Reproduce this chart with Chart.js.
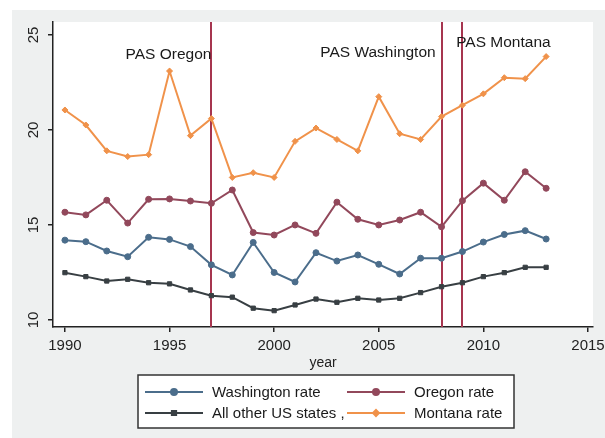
<!DOCTYPE html>
<html>
<head>
<meta charset="utf-8">
<script src="https://cdn.jsdelivr.net/npm/chart.js@4.4.1/dist/chart.umd.min.js"></script>
<style>
  html, body { margin: 0; padding: 0; background: #ffffff; }
  #wrap { width: 605px; height: 438px; position: relative; }
</style>
</head>
<body>
<div id="wrap"><canvas id="c" width="605" height="438"></canvas></div>
<script>
const years = [1990,1991,1992,1993,1994,1995,1996,1997,1998,1999,2000,2001,2002,2003,2004,2005,2006,2007,2008,2009,2010,2011,2012,2013];
const washingtonRate = [14.2,14.12,13.63,13.33,14.35,14.24,13.86,12.9,12.37,14.08,12.5,12.0,13.54,13.1,13.42,12.93,12.42,13.25,13.25,13.6,14.1,14.5,14.7,14.26];
const oregonRate = [15.67,15.53,16.3,15.1,16.35,16.37,16.26,16.14,16.84,14.6,14.47,15.0,14.56,16.2,15.3,15.0,15.26,15.67,14.9,16.28,17.2,16.3,17.8,16.93];
const otherStates = [12.49,12.28,12.05,12.14,11.96,11.9,11.58,11.28,11.2,10.62,10.49,10.79,11.1,10.93,11.14,11.05,11.14,11.44,11.75,11.96,12.28,12.49,12.77,12.77];
const montanaRate = [21.05,20.26,18.9,18.6,18.7,23.1,19.7,20.6,17.5,17.75,17.5,19.4,20.1,19.5,18.9,21.75,19.8,19.5,20.7,21.3,21.9,22.75,22.7,23.86];

const xTicks = [1990,1995,2000,2005,2010,2015];
const yTicks = [10,15,20,25];

// law changes (vertical lines) and their labels
const pasYears = [1997,2008,2009];
const pasLabels = [
  { text: 'PAS Oregon', year: 1997, value: 23.95, align: 'right' },
  { text: 'PAS Washington', year: 2007.72, value: 24.05, align: 'right' },
  { text: 'PAS Montana', year: 2008.7, value: 24.6, align: 'left' }
];

const FONT = "'Liberation Sans', Arial, sans-serif";
const colors = { wa: '#4b6d8b', or: '#92485b', other: '#383f43', mt: '#f0924a', pas: '#a6354f' };

function pts(arr){ return years.map((y,i) => ({ x: y, y: arr[i] })); }

const datasets = [
  { label: 'Washington rate', data: pts(washingtonRate), borderColor: colors.wa, backgroundColor: colors.wa, pointStyle: 'circle' },
  { label: 'Oregon rate', data: pts(oregonRate), borderColor: colors.or, backgroundColor: colors.or, pointStyle: 'circle' },
  { label: 'All other US states ,', data: pts(otherStates), borderColor: colors.other, backgroundColor: colors.other, pointStyle: 'rect' },
  { label: 'Montana rate', data: pts(montanaRate), borderColor: colors.mt, backgroundColor: colors.mt, pointStyle: 'rectRot' }
].map(d => Object.assign(d, { borderWidth: 2, pointRadius: 3, pointBorderWidth: 1, tension: 0, fill: false }));

// stata-like extras: gray backdrop, rotated y labels, PAS lines and text, boxed legend
const stataLook = {
  id: 'stataLook',
  beforeDraw(chart){
    const { ctx, chartArea: a } = chart;
    ctx.save();
    ctx.fillStyle = '#ffffff';
    ctx.fillRect(0, 0, chart.width, chart.height);
    ctx.fillStyle = '#eef0f0';
    ctx.fillRect(12, 10, chart.width - 12, chart.height - 10);
    ctx.fillStyle = '#ffffff';
    ctx.fillRect(a.left, a.top, a.right - a.left, a.bottom - a.top);
    ctx.restore();
  },
  beforeDatasetsDraw(chart){
    const { ctx, chartArea: a, scales } = chart;
    ctx.save();
    ctx.strokeStyle = colors.pas;
    ctx.lineWidth = 2;
    pasYears.forEach(y => {
      const px = Math.round(scales.x.getPixelForValue(y));
      ctx.beginPath();
      ctx.moveTo(px, a.top);
      ctx.lineTo(px, a.bottom);
      ctx.stroke();
    });
    ctx.restore();
  },
  afterDraw(chart){
    const { ctx, scales } = chart;
    ctx.save();
    // y tick labels, rotated
    ctx.fillStyle = '#222';
    ctx.font = '15px ' + FONT;
    ctx.textAlign = 'center';
    ctx.textBaseline = 'middle';
    yTicks.forEach(v => {
      const py = scales.y.getPixelForValue(v);
      ctx.save();
      ctx.translate(34, py);
      ctx.rotate(-Math.PI / 2);
      ctx.fillText(String(v), 0, 0);
      ctx.restore();
    });
    // PAS annotations
    ctx.fillStyle = '#1a1a1a';
    ctx.font = '15.5px ' + FONT;
    pasLabels.forEach(l => {
      ctx.textAlign = l.align;
      ctx.fillText(l.text, scales.x.getPixelForValue(l.year), scales.y.getPixelForValue(l.value));
    });
    // legend box
    const bx = 138, by = 375, bw = 376, bh = 53;
    ctx.fillStyle = '#ffffff';
    ctx.fillRect(bx, by, bw, bh);
    ctx.strokeStyle = '#333';
    ctx.lineWidth = 1.5;
    ctx.strokeRect(bx, by, bw, bh);
    const slots = [
      { x: 145, y: 392 }, { x: 347, y: 392 },
      { x: 145, y: 413 }, { x: 347, y: 413 }
    ];
    chart.data.datasets.forEach((ds, i) => {
      const s = slots[i];
      ctx.strokeStyle = ds.borderColor;
      ctx.lineWidth = 2;
      ctx.beginPath();
      ctx.moveTo(s.x, s.y);
      ctx.lineTo(s.x + 58, s.y);
      ctx.stroke();
      ctx.fillStyle = ds.backgroundColor;
      Chart.helpers.drawPoint(ctx, { pointStyle: ds.pointStyle, radius: 3, borderWidth: 1, rotation: 0 }, s.x + 29, s.y);
      ctx.fillStyle = '#1a1a1a';
      ctx.font = '15px ' + FONT;
      ctx.textAlign = 'left';
      ctx.textBaseline = 'middle';
      ctx.fillText(ds.label, s.x + 67, s.y + 1);
    });
    ctx.restore();
  }
};

new Chart(document.getElementById('c'), {
  type: 'line',
  data: { datasets },
  options: {
    responsive: false,
    animation: false,
    layout: { padding: { left: 12, right: 12, top: 22, bottom: 66 } },
    plugins: { legend: { display: false }, tooltip: { enabled: false } },
    scales: {
      x: {
        type: 'linear',
        min: 1989.43,
        max: 2015.24,
        afterBuildTicks: s => { s.ticks = xTicks.map(v => ({ value: v })); },
        afterFit: s => { s.height = 45; s.paddingLeft = 0; s.paddingRight = 0; },
        ticks: { autoSkip: false, maxRotation: 0, color: '#222', font: { family: FONT, size: 15 }, padding: 5, callback: v => String(v) },
        grid: { display: true, drawOnChartArea: false, drawTicks: true, tickLength: 5, color: '#222', lineWidth: 1.5 },
        border: { display: true, color: '#222', width: 1.5 },
        title: { display: true, text: 'year', color: '#222', font: { family: FONT, size: 14 }, padding: { top: 0, bottom: 0 } }
      },
      y: {
        min: 9.63,
        max: 25.68,
        afterBuildTicks: s => { s.ticks = yTicks.map(v => ({ value: v })); },
        afterFit: s => { s.width = 41; s.paddingTop = 0; s.paddingBottom = 0; },
        ticks: { color: 'rgba(0,0,0,0)', font: { family: FONT, size: 15 } },
        grid: { display: true, drawOnChartArea: false, drawTicks: true, tickLength: 5, color: '#222', lineWidth: 1.5 },
        border: { display: true, color: '#222', width: 1.5 }
      }
    }
  },
  plugins: [stataLook]
});
</script>
</body>
</html>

□ □ □ □

THE EXERCISE –
Your task is to repeat the material above exactly, without its pictures.

TASK RESULT –
Reproduce this chart with Chart.js.
<!DOCTYPE html>
<html>
<head>
<meta charset="utf-8">
<script src="https://cdn.jsdelivr.net/npm/chart.js@4.4.1/dist/chart.umd.min.js"></script>
<style>
  html, body { margin: 0; padding: 0; background: #ffffff; }
  #wrap { width: 605px; height: 438px; position: relative; }
</style>
</head>
<body>
<div id="wrap"><canvas id="c" width="605" height="438"></canvas></div>
<script>
const years = [1990,1991,1992,1993,1994,1995,1996,1997,1998,1999,2000,2001,2002,2003,2004,2005,2006,2007,2008,2009,2010,2011,2012,2013];
const washingtonRate = [14.2,14.12,13.63,13.33,14.35,14.24,13.86,12.9,12.37,14.08,12.5,12.0,13.54,13.1,13.42,12.93,12.42,13.25,13.25,13.6,14.1,14.5,14.7,14.26];
const oregonRate = [15.67,15.53,16.3,15.1,16.35,16.37,16.26,16.14,16.84,14.6,14.47,15.0,14.56,16.2,15.3,15.0,15.26,15.67,14.9,16.28,17.2,16.3,17.8,16.93];
const otherStates = [12.49,12.28,12.05,12.14,11.96,11.9,11.58,11.28,11.2,10.62,10.49,10.79,11.1,10.93,11.14,11.05,11.14,11.44,11.75,11.96,12.28,12.49,12.77,12.77];
const montanaRate = [21.05,20.26,18.9,18.6,18.7,23.1,19.7,20.6,17.5,17.75,17.5,19.4,20.1,19.5,18.9,21.75,19.8,19.5,20.7,21.3,21.9,22.75,22.7,23.86];

const xTicks = [1990,1995,2000,2005,2010,2015];
const yTicks = [10,15,20,25];

// law changes (vertical lines) and their labels
const pasYears = [1997,2008,2009];
const pasLabels = [
  { text: 'PAS Oregon', year: 1997, value: 23.95, align: 'right' },
  { text: 'PAS Washington', year: 2007.72, value: 24.05, align: 'right' },
  { text: 'PAS Montana', year: 2008.7, value: 24.6, align: 'left' }
];

const FONT = "'Liberation Sans', Arial, sans-serif";
const colors = { wa: '#4b6d8b', or: '#92485b', other: '#383f43', mt: '#f0924a', pas: '#a6354f' };

function pts(arr){ return years.map((y,i) => ({ x: y, y: arr[i] })); }

const datasets = [
  { label: 'Washington rate', data: pts(washingtonRate), borderColor: colors.wa, backgroundColor: colors.wa, pointStyle: 'circle' },
  { label: 'Oregon rate', data: pts(oregonRate), borderColor: colors.or, backgroundColor: colors.or, pointStyle: 'circle' },
  { label: 'All other US states ,', data: pts(otherStates), borderColor: colors.other, backgroundColor: colors.other, pointStyle: 'rect' },
  { label: 'Montana rate', data: pts(montanaRate), borderColor: colors.mt, backgroundColor: colors.mt, pointStyle: 'rectRot' }
].map(d => Object.assign(d, { borderWidth: 2, pointRadius: 3, pointBorderWidth: 1, tension: 0, fill: false }));

// stata-like extras: gray backdrop, rotated y labels, PAS lines and text, boxed legend
const stataLook = {
  id: 'stataLook',
  beforeDraw(chart){
    const { ctx, chartArea: a } = chart;
    ctx.save();
    ctx.fillStyle = '#ffffff';
    ctx.fillRect(0, 0, chart.width, chart.height);
    ctx.fillStyle = '#eef0f0';
    ctx.fillRect(12, 10, chart.width - 12, chart.height - 10);
    ctx.fillStyle = '#ffffff';
    ctx.fillRect(a.left, a.top, a.right - a.left, a.bottom - a.top);
    ctx.restore();
  },
  beforeDatasetsDraw(chart){
    const { ctx, chartArea: a, scales } = chart;
    ctx.save();
    ctx.strokeStyle = colors.pas;
    ctx.lineWidth = 2;
    pasYears.forEach(y => {
      const px = Math.round(scales.x.getPixelForValue(y));
      ctx.beginPath();
      ctx.moveTo(px, a.top);
      ctx.lineTo(px, a.bottom);
      ctx.stroke();
    });
    ctx.restore();
  },
  afterDraw(chart){
    const { ctx, scales } = chart;
    ctx.save();
    // y tick labels, rotated
    ctx.fillStyle = '#222';
    ctx.font = '15px ' + FONT;
    ctx.textAlign = 'center';
    ctx.textBaseline = 'middle';
    yTicks.forEach(v => {
      const py = scales.y.getPixelForValue(v);
      ctx.save();
      ctx.translate(34, py);
      ctx.rotate(-Math.PI / 2);
      ctx.fillText(String(v), 0, 0);
      ctx.restore();
    });
    // PAS annotations
    ctx.fillStyle = '#1a1a1a';
    ctx.font = '15.5px ' + FONT;
    pasLabels.forEach(l => {
      ctx.textAlign = l.align;
      ctx.fillText(l.text, scales.x.getPixelForValue(l.year), scales.y.getPixelForValue(l.value));
    });
    // legend box
    const bx = 138, by = 375, bw = 376, bh = 53;
    ctx.fillStyle = '#ffffff';
    ctx.fillRect(bx, by, bw, bh);
    ctx.strokeStyle = '#333';
    ctx.lineWidth = 1.5;
    ctx.strokeRect(bx, by, bw, bh);
    const slots = [
      { x: 145, y: 392 }, { x: 347, y: 392 },
      { x: 145, y: 413 }, { x: 347, y: 413 }
    ];
    chart.data.datasets.forEach((ds, i) => {
      const s = slots[i];
      ctx.strokeStyle = ds.borderColor;
      ctx.lineWidth = 2;
      ctx.beginPath();
      ctx.moveTo(s.x, s.y);
      ctx.lineTo(s.x + 58, s.y);
      ctx.stroke();
      ctx.fillStyle = ds.backgroundColor;
      Chart.helpers.drawPoint(ctx, { pointStyle: ds.pointStyle, radius: 3, borderWidth: 1, rotation: 0 }, s.x + 29, s.y);
      ctx.fillStyle = '#1a1a1a';
      ctx.font = '15px ' + FONT;
      ctx.textAlign = 'left';
      ctx.textBaseline = 'middle';
      ctx.fillText(ds.label, s.x + 67, s.y + 1);
    });
    ctx.restore();
  }
};

new Chart(document.getElementById('c'), {
  type: 'line',
  data: { datasets },
  options: {
    responsive: false,
    animation: false,
    layout: { padding: { left: 12, right: 12, top: 22, bottom: 66 } },
    plugins: { legend: { display: false }, tooltip: { enabled: false } },
    scales: {
      x: {
        type: 'linear',
        min: 1989.43,
        max: 2015.24,
        afterBuildTicks: s => { s.ticks = xTicks.map(v => ({ value: v })); },
        afterFit: s => { s.height = 45; s.paddingLeft = 0; s.paddingRight = 0; },
        ticks: { autoSkip: false, maxRotation: 0, color: '#222', font: { family: FONT, size: 15 }, padding: 5, callback: v => String(v) },
        grid: { display: true, drawOnChartArea: false, drawTicks: true, tickLength: 5, color: '#222', lineWidth: 1.5 },
        border: { display: true, color: '#222', width: 1.5 },
        title: { display: true, text: 'year', color: '#222', font: { family: FONT, size: 14 }, padding: { top: 0, bottom: 0 } }
      },
      y: {
        min: 9.63,
        max: 25.68,
        afterBuildTicks: s => { s.ticks = yTicks.map(v => ({ value: v })); },
        afterFit: s => { s.width = 41; s.paddingTop = 0; s.paddingBottom = 0; },
        ticks: { color: 'rgba(0,0,0,0)', font: { family: FONT, size: 15 } },
        grid: { display: true, drawOnChartArea: false, drawTicks: true, tickLength: 5, color: '#222', lineWidth: 1.5 },
        border: { display: true, color: '#222', width: 1.5 }
      }
    }
  },
  plugins: [stataLook]
});
</script>
</body>
</html>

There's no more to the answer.